In the foregoing description, for purposes of explanation, numerous specific details are set forth in order to provide a thorough understanding of the disclosed embodiments. It will be apparent to one skilled in the art, however, that the disclosed embodiments may be practiced without these specific details. In other instances, structure and devices are shown in block diagram form in order to avoid obscuring the disclosed embodiments. In addition, references in the Specification to “one embodiment”, “example embodiment”, “an embodiment”, “another embodiment”, “some embodiments”, “various embodiments”, “other embodiments”, “alternative embodiment”, etc. are intended to mean that any features (e.g., elements, structures, modules, components, steps, operations, characteristics, etc.) associated with such embodiments are included in one or more embodiments of the present disclosure.

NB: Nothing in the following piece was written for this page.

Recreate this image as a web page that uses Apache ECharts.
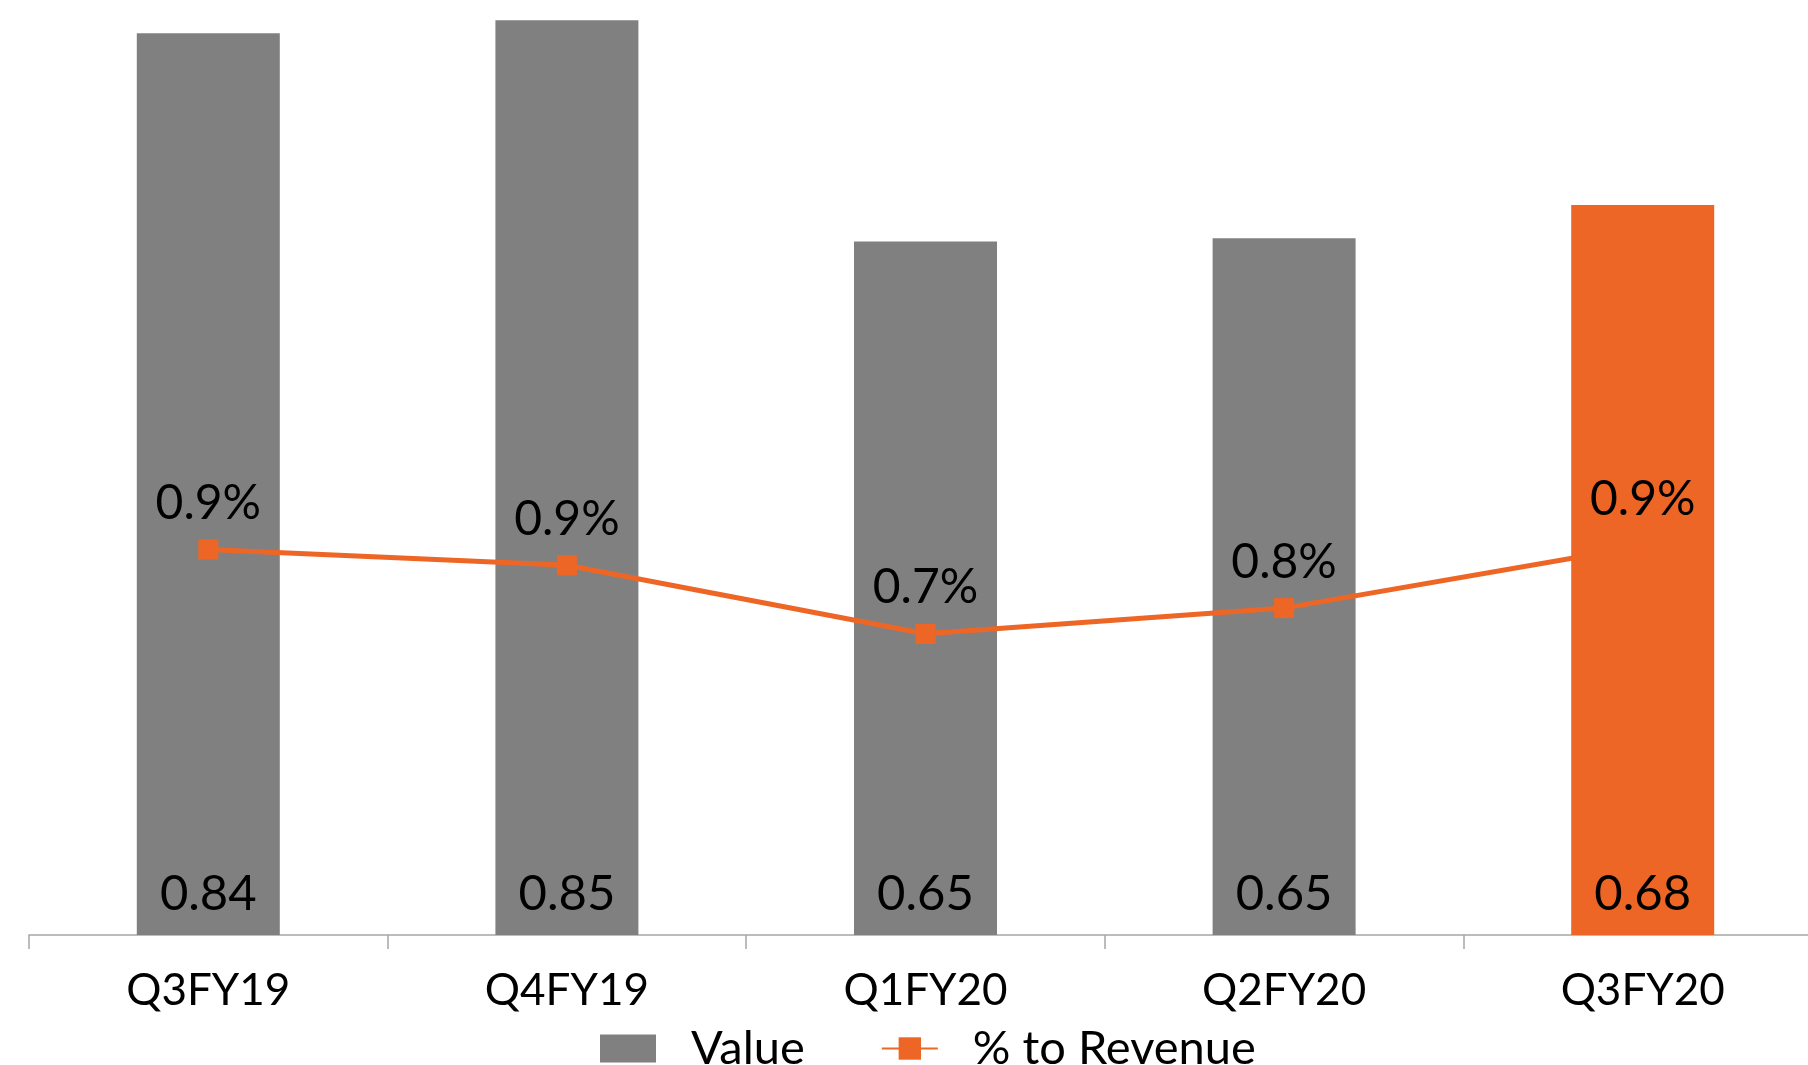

Numerous other changes, substitutions, variations, alterations, and modifications may be ascertained to one skilled in the art and it is intended that the present disclosure encompass all such changes, substitutions, variations, alterations, and modifications as falling within the scope of the appended claims. In order to assist the United States Patent and Trademark Office (USPTO) and, additionally, any readers of any patent issued on this application in interpreting the claims appended hereto, Applicant wishes to note that the Applicant: (a) does not intend any of the appended claims to invoke paragraph six (6) of 35 U.S.C. section 112 as it exists on the date of the filing hereof unless the words “means for” or “step for” are specifically used in the particular claims; and (b) does not intend, by any statement in the specification, to limit this disclosure in any way that is not otherwise reflected in the appended claims.